Uno stato sovrano non ha alcuna necessità di tassare a morte le aree ricche del paese per aiutare quelle più povere e ciò può essere anche controproducente, primo perché ribadiamo che le tasse con sovranità monetaria non hanno la reale funzione di finanziare la spesa pubblica, secondo perché questo può far sì che le zone più ricche sviluppino meccanismi basati su politiche di alta competitività con contenimento delle pretese salariali e dei diritti dei lavoratori, realtà molto sentita nel Veneto la cui economia è costituita soprattutto da piccole e microimprese sotto i 10 dipendenti (vedi qui), per le quali mai si sono applicate le tutele dell’articolo 18 dello Statuto dei Lavoratori.
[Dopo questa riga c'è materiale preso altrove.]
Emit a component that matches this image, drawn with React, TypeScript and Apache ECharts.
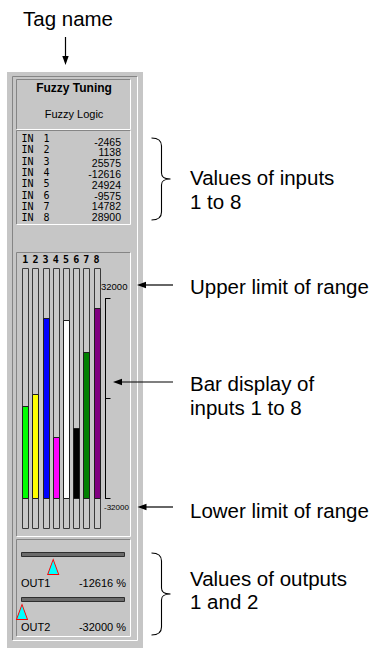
import React, { useEffect, useRef } from 'react';
import * as echarts from 'echarts';

// ---------------- data ----------------
const TAG_NAME = 'Fuzzy Tuning';
const BLOCK_TYPE = 'Fuzzy Logic';
const INPUT_PREFIX = 'IN';
const INPUT_NUMBERS = ['1', '2', '3', '4', '5', '6', '7', '8'];
const INPUT_VALUES = [-2465, 1138, 25575, -12616, 24924, -9575, 14782, 28900];
const CHANNELS = ['1', '2', '3', '4', '5', '6', '7', '8'];
const BAR_COLORS = ['#00ff00', '#ffff00', '#0000ff', '#ff00ff', '#ffffff', '#000000', '#008000', '#800080'];
const RANGE_MIN = -32000;
const RANGE_MAX = 32000;
const RANGE_TICK = 32000;
const RANGE_LABELS = ['32000', '-32000'];
const OUTPUT_NAMES = ['OUT1', 'OUT2'];
const OUTPUT_VALUES = [-12616, -32000];
const OUTPUT_UNIT = '%';
const TAG_CALLOUT = 'Tag name';
const CALLOUT_INPUTS = ['Values of inputs', '1 to 8'];
const CALLOUT_UPPER = ['Upper limit of range'];
const CALLOUT_BARS = ['Bar display of', 'inputs 1 to 8'];
const CALLOUT_LOWER = ['Lower limit of range'];
const CALLOUT_OUTPUTS = ['Values of outputs', '1 and 2'];

// ---------------- styles ----------------
const PANEL = '#c6c6c6';
const DARK = '#858585';
const LIGHT = '#ffffff';
const SANS = '"Liberation Sans", Arial, Helvetica, sans-serif';
const MONO = '"DejaVu Sans Mono", monospace';
const CALLOUT_SIZE = 20.5;

const BRACE_D =
  'M0,0 C6,0 10,2 10,8 L10,35 C10,39 12,41 19,41 C12,41 10,43 10,47 L10,74 C10,80 6,82 0,82';
echarts.graphic.registerShape('brace', echarts.graphic.extendPath(BRACE_D, {}) as any);

function bevel(x: number, y: number, w: number, h: number, z = 1): any[] {
  const ln = (x1: number, y1: number, x2: number, y2: number, c: string) => ({
    type: 'line',
    z,
    silent: true,
    shape: { x1, y1, x2, y2 },
    style: { stroke: c, lineWidth: 1 },
  });
  return [
    ln(x, y, x + w, y, DARK),
    ln(x, y, x, y + h, DARK),
    ln(x + w, y, x + w, y + h, LIGHT),
    ln(x, y + h, x + w, y + h, LIGHT),
  ];
}

function txt(
  text: string,
  x: number,
  y: number,
  size: number,
  family: string,
  align = 'left',
  weight = 'normal',
  color = '#000',
  z = 3,
): any {
  return {
    type: 'text',
    z,
    silent: true,
    x,
    y,
    style: {
      text,
      fontSize: size,
      fontFamily: family,
      fontWeight: weight,
      fill: color,
      align,
      verticalAlign: 'middle',
      textAlign: align,
      textVerticalAlign: 'middle',
    },
  };
}

function hArrow(tipX: number, y: number, tailX: number): any[] {
  return [
    {
      type: 'line',
      z: 3,
      silent: true,
      shape: { x1: tipX + 6, y1: y, x2: tailX, y2: y },
      style: { stroke: '#000', lineWidth: 1.2 },
    },
    {
      type: 'polygon',
      z: 3,
      silent: true,
      shape: { points: [[tipX, y], [tipX + 9, y - 3.2], [tipX + 9, y + 3.2]] },
      style: { fill: '#000' },
    },
  ];
}

function buildOption(): any {
  const pad = (RANGE_MAX - RANGE_MIN) * 0.15;
  const graphics: any[] = [];

  // panel
  graphics.push({
    type: 'rect',
    z: 0,
    silent: true,
    shape: { x: 7, y: 72, width: 136, height: 576 },
    style: { fill: PANEL },
  });
  graphics.push(...bevel(12.5, 76.5, 125, 564));
  graphics.push(...bevel(16.5, 79.5, 114, 50));
  graphics.push(...bevel(16.5, 130.5, 114, 94));
  graphics.push(...bevel(16.5, 252.5, 114, 284));
  graphics.push(...bevel(16.5, 539.5, 114, 97));

  // title
  graphics.push(txt(TAG_NAME, 74, 87.5, 12, SANS, 'center', 'bold'));
  graphics.push(txt(BLOCK_TYPE, 74, 113.5, 11, SANS, 'center'));

  // inputs list
  INPUT_NUMBERS.forEach((n, i) => {
    const y = 138.5 + 11.3 * i;
    graphics.push(txt(INPUT_PREFIX, 21.5, y, 10, MONO, 'left'));
    graphics.push(txt(n, 43.5, y, 10, MONO, 'left'));
  });
  INPUT_VALUES.forEach((v, i) => {
    graphics.push(txt(String(v), 121, 141.5 + 10.8 * i, 10.5, SANS, 'right'));
  });

  // range labels
  graphics.push(txt(RANGE_LABELS[0], 101, 286, 9.5, SANS, 'left'));
  graphics.push(txt(RANGE_LABELS[1], 104, 507, 8, SANS, 'left'));

  // output tracks + labels
  [552.5, 597.5].forEach((ty, k) => {
    graphics.push({
      type: 'rect',
      z: 2,
      silent: true,
      shape: { x: 21.5, y: ty, width: 103, height: 4 },
      style: { fill: '#6b6b6b', stroke: '#2e2e2e', lineWidth: 1 },
    });
    graphics.push(txt(OUTPUT_NAMES[k], 21, k === 0 ? 583 : 627, 11, SANS, 'left'));
    graphics.push(
      txt(`${OUTPUT_VALUES[k]} ${OUTPUT_UNIT}`, 126, k === 0 ? 583 : 627, 11, SANS, 'right'),
    );
  });

  // callouts
  graphics.push(txt(TAG_CALLOUT, 68, 18, CALLOUT_SIZE, SANS, 'center'));
  graphics.push({
    type: 'line',
    z: 3,
    silent: true,
    shape: { x1: 65.5, y1: 37, x2: 65.5, y2: 58 },
    style: { stroke: '#000', lineWidth: 1.2 },
  });
  graphics.push({
    type: 'polygon',
    z: 3,
    silent: true,
    shape: { points: [[65.5, 65], [62.3, 56], [68.7, 56]] },
    style: { fill: '#000' },
  });

  graphics.push({
    type: 'brace',
    z: 3,
    silent: true,
    x: 151.5,
    y: 138,
    style: { fill: 'none', stroke: '#000', lineWidth: 1.1 },
  });
  graphics.push({
    type: 'brace',
    z: 3,
    silent: true,
    x: 151.5,
    y: 553,
    style: { fill: 'none', stroke: '#000', lineWidth: 1.1 },
  });

  CALLOUT_INPUTS.forEach((t, i) => graphics.push(txt(t, 190, 177 + 24 * i, CALLOUT_SIZE, SANS)));
  CALLOUT_UPPER.forEach((t) => graphics.push(txt(t, 190, 286, CALLOUT_SIZE, SANS)));
  CALLOUT_BARS.forEach((t, i) => graphics.push(txt(t, 190, 383 + 24 * i, CALLOUT_SIZE, SANS)));
  CALLOUT_LOWER.forEach((t) => graphics.push(txt(t, 190, 510, CALLOUT_SIZE, SANS)));
  CALLOUT_OUTPUTS.forEach((t, i) => graphics.push(txt(t, 190, 578 + 23.5 * i, CALLOUT_SIZE, SANS)));

  graphics.push(...hArrow(137, 285, 173));
  graphics.push(...hArrow(113, 382, 173));
  graphics.push(...hArrow(137.5, 507, 173));

  const renderTube = (params: any, api: any) => {
    const i = api.value(0);
    const v = api.value(1);
    const top = api.coord([i, RANGE_MAX + pad]);
    const bottom = api.coord([i, RANGE_MIN - pad]);
    const base = api.coord([i, RANGE_MIN]);
    const val = api.coord([i, v]);
    const w = 6;
    const x = Math.round(top[0] - w / 2) + 0.5;
    const yTop = Math.round(top[1]) + 0.5;
    const yBot = Math.round(bottom[1]) + 0.5;
    const yBase = Math.round(base[1]) + 0.5;
    const yVal = Math.round(val[1]) + 0.5;
    return {
      type: 'group',
      children: [
        {
          type: 'rect',
          shape: { x, y: yTop, width: w, height: yBot - yTop },
          style: { fill: '#c9c9c9', stroke: '#3a3a3a', lineWidth: 1 },
        },
        {
          type: 'rect',
          shape: { x, y: yVal, width: w, height: yBase - yVal },
          style: { fill: BAR_COLORS[i], stroke: '#1e1e1e', lineWidth: 1 },
        },
      ],
    };
  };

  const marker = (k: number) => ({
    type: 'scatter',
    xAxisIndex: 2 + k,
    yAxisIndex: 2 + k,
    data: [[OUTPUT_VALUES[k], 0.5]],
    symbol: 'triangle',
    symbolSize: [11, 15],
    itemStyle: { color: '#00ffff', borderColor: '#ff0000', borderWidth: 1, opacity: 1 },
    z: 6,
    silent: true,
  });

  return {
    animation: false,
    backgroundColor: '#ffffff',
    grid: [
      { left: 20.2, top: 268, width: 81.4, height: 260 },
      { left: 105.5, top: 298.5, width: 10, height: 200 },
      { left: 22, top: 556, width: 103, height: 22 },
      { left: 22, top: 601, width: 103, height: 22 },
    ],
    xAxis: [
      {
        gridIndex: 0,
        type: 'category',
        data: CHANNELS,
        position: 'top',
        axisLine: { show: false },
        axisTick: { show: false },
        splitLine: { show: false },
        axisLabel: {
          interval: 0,
          margin: 4,
          fontFamily: MONO,
          fontWeight: 'bold',
          fontSize: 10,
          color: '#000',
        },
      },
      { gridIndex: 1, type: 'value', show: false },
      { gridIndex: 2, type: 'value', min: RANGE_MIN, max: RANGE_MAX, show: false },
      { gridIndex: 3, type: 'value', min: RANGE_MIN, max: RANGE_MAX, show: false },
    ],
    yAxis: [
      {
        gridIndex: 0,
        type: 'value',
        min: RANGE_MIN - pad,
        max: RANGE_MAX + pad,
        show: false,
      },
      {
        gridIndex: 1,
        type: 'value',
        position: 'left',
        min: RANGE_MIN,
        max: RANGE_MAX,
        interval: RANGE_TICK,
        axisLine: { show: true, lineStyle: { color: '#000', width: 1 } },
        axisTick: { show: true, inside: true, length: 5, lineStyle: { color: '#000', width: 1 } },
        axisLabel: { show: false },
        splitLine: { show: false },
      },
      { gridIndex: 2, type: 'value', min: 0, max: 1, show: false },
      { gridIndex: 3, type: 'value', min: 0, max: 1, show: false },
    ],
    graphic: { elements: graphics },
    series: [
      {
        type: 'custom',
        xAxisIndex: 0,
        yAxisIndex: 0,
        data: INPUT_VALUES.map((v, i) => [i, v]),
        renderItem: renderTube,
        z: 5,
        silent: true,
      },
      marker(0),
      marker(1),
    ],
  };
}

export default function App() {
  const ref = useRef<HTMLDivElement>(null);
  useEffect(() => {
    if (!ref.current) return;
    const chart = echarts.init(ref.current, null, { renderer: 'svg' });
    chart.setOption(buildOption());
    return () => chart.dispose();
  }, []);
  return (
    <div
      ref={ref}
      style={{ position: 'absolute', left: 0, top: 0, width: 376, height: 648 }}
    />
  );
}
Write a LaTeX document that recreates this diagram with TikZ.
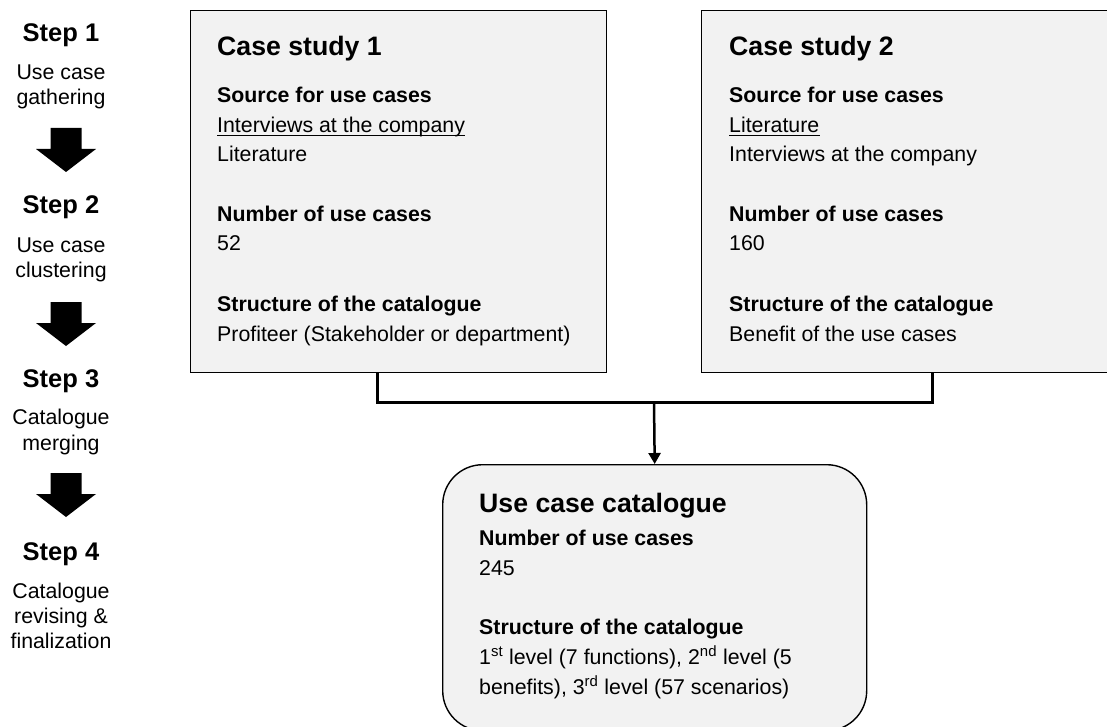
\documentclass[tikz,border=0pt]{standalone}
\usepackage{fontspec}
\setmainfont{Liberation Sans}
\usetikzlibrary{arrows.meta}
\definecolor{boxfill}{HTML}{F2F2F2}
\begin{document}
\begin{tikzpicture}[x=1pt,y=1pt,
  casebox/.style={draw=black, line width=1.4pt, fill=boxfill, rectangle, inner sep=0pt},
  txt/.style={anchor=base west, inner sep=0pt, font=\fontsize{21.33}{25}\selectfont},
  hd/.style={anchor=base west, inner sep=0pt, font=\bfseries\fontsize{21.33}{25}\selectfont},
  title/.style={anchor=base west, inner sep=0pt, font=\bfseries\fontsize{26.67}{30}\selectfont},
  steplbl/.style={anchor=base, inner sep=0pt, font=\bfseries\fontsize{25.5}{30}\selectfont},
  stepdesc/.style={anchor=base, inner sep=0pt, font=\fontsize{21.33}{25}\selectfont},
  blockarrow/.style={fill=black},
  bracket/.style={line width=3pt, line join=miter},
  uline/.style={line width=1.4pt},
  flowarrow/.style={line width=2.5pt, -{Triangle[length=11pt,width=12pt]}},
  ]
\useasboundingbox (0,0) rectangle (1107,-727);

% boxes
\node[casebox, minimum width=416pt, minimum height=362pt, anchor=north west] (box1) at (190,-10) {};
\node[casebox, minimum width=416pt, minimum height=362pt, anchor=north west] (box2) at (701,-10) {};
\node[casebox, rounded corners=40pt, minimum width=424pt, minimum height=266pt, anchor=north west] (cat) at (442,-464) {};

% case study 1
\node[title] (c1t) at (217,-56) {Case study 1};
\node[hd] (c1s) at (217,-103) {Source for use cases};
\node[txt] (c1a) at (217,-133) {Interviews at the company};
\node[txt] (c1b) at (217,-162) {Literature};
\node[hd] (c1n) at (217,-222) {Number of use cases};
\node[txt] (c1v) at (217,-251) {52};
\node[hd] (c1k) at (217,-311) {Structure of the catalogue};
\node[txt] (c1p) at (217,-341) {Profiteer (Stakeholder or department)};
\draw[uline] ([yshift=-2.8pt]c1a.base west) -- ([yshift=-2.8pt]c1a.base east);

% case study 2
\node[title] (c2t) at (729,-56) {Case study 2};
\node[hd] (c2s) at (729,-103) {Source for use cases};
\node[txt] (c2a) at (729,-133) {Literature};
\node[txt] (c2b) at (729,-162) {Interviews at the company};
\node[hd] (c2n) at (729,-222) {Number of use cases};
\node[txt] (c2v) at (729,-251) {160};
\node[hd] (c2k) at (729,-311) {Structure of the catalogue};
\node[txt] (c2p) at (729,-341) {Benefit of the use cases};
\draw[uline] ([yshift=-2.8pt]c2a.base west) -- ([yshift=-2.8pt]c2a.base east);

% catalogue
\node[title] (ct) at (479,-512) {Use case catalogue};
\node[hd] (cn) at (479,-545) {Number of use cases};
\node[txt] (cv) at (479,-575) {245};
\node[hd] (ck) at (479,-634) {Structure of the catalogue};
\node[txt] (cl1) at (479,-664) {1\textsuperscript{st} level (7 functions), 2\textsuperscript{nd} level (5};
\node[txt] (cl2) at (479,-694) {benefits), 3\textsuperscript{rd} level (57 scenarios)};

% connectors
\coordinate (j1) at (377,-402);
\coordinate (j2) at (932,-402);
\coordinate (jm) at (654,-402);
\draw[bracket] (box1.south -| j1) -- (j1) -- (j2) -- (box2.south -| j2);
\draw[flowarrow] (jm) -- (cat.north);

% steps
\node[steplbl] (s1) at (61,-42) {Step 1};
\node[stepdesc] (s1a) at (61,-80) {Use case};
\node[stepdesc] (s1b) at (61,-105) {gathering};

\node[steplbl] (s2) at (61,-214) {Step 2};
\node[stepdesc] (s2a) at (61,-252) {Use case};
\node[stepdesc] (s2b) at (61,-277) {clustering};

\node[steplbl] (s3) at (61,-387) {Step 3};
\node[stepdesc] (s3a) at (61,-424) {Catalogue};
\node[stepdesc] (s3b) at (61,-450) {merging};

\node[steplbl] (s4) at (61,-560) {Step 4};
\node[stepdesc] (s4a) at (61,-598) {Catalogue};
\node[stepdesc] (s4b) at (61,-623) {revising \&};
\node[stepdesc] (s4c) at (61,-648) {finalization};

% block arrows between steps
\foreach \t in {128,302,473}{
  \fill[blockarrow] (50.5,-\t) -- (81.5,-\t) -- (81.5,-\t-21) -- (96,-\t-21)
    -- (66,-\t-44) -- (36,-\t-21) -- (50.5,-\t-21) -- cycle;
}
\end{tikzpicture}
\end{document}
Bene pertanto in tali condizioni spronare lo stato a stracciare i trattati europei per applicare una maggiore spesa a deficit e tutelare la domanda interna, la componente maggioritaria del PIL di tutti i paesi avanzati e la sola che può far sì che le aziende non si gettino nella gara al massacro della competitività globale, al fine di esportare beni che saranno goduti da altri e non dalla nostra popolazione.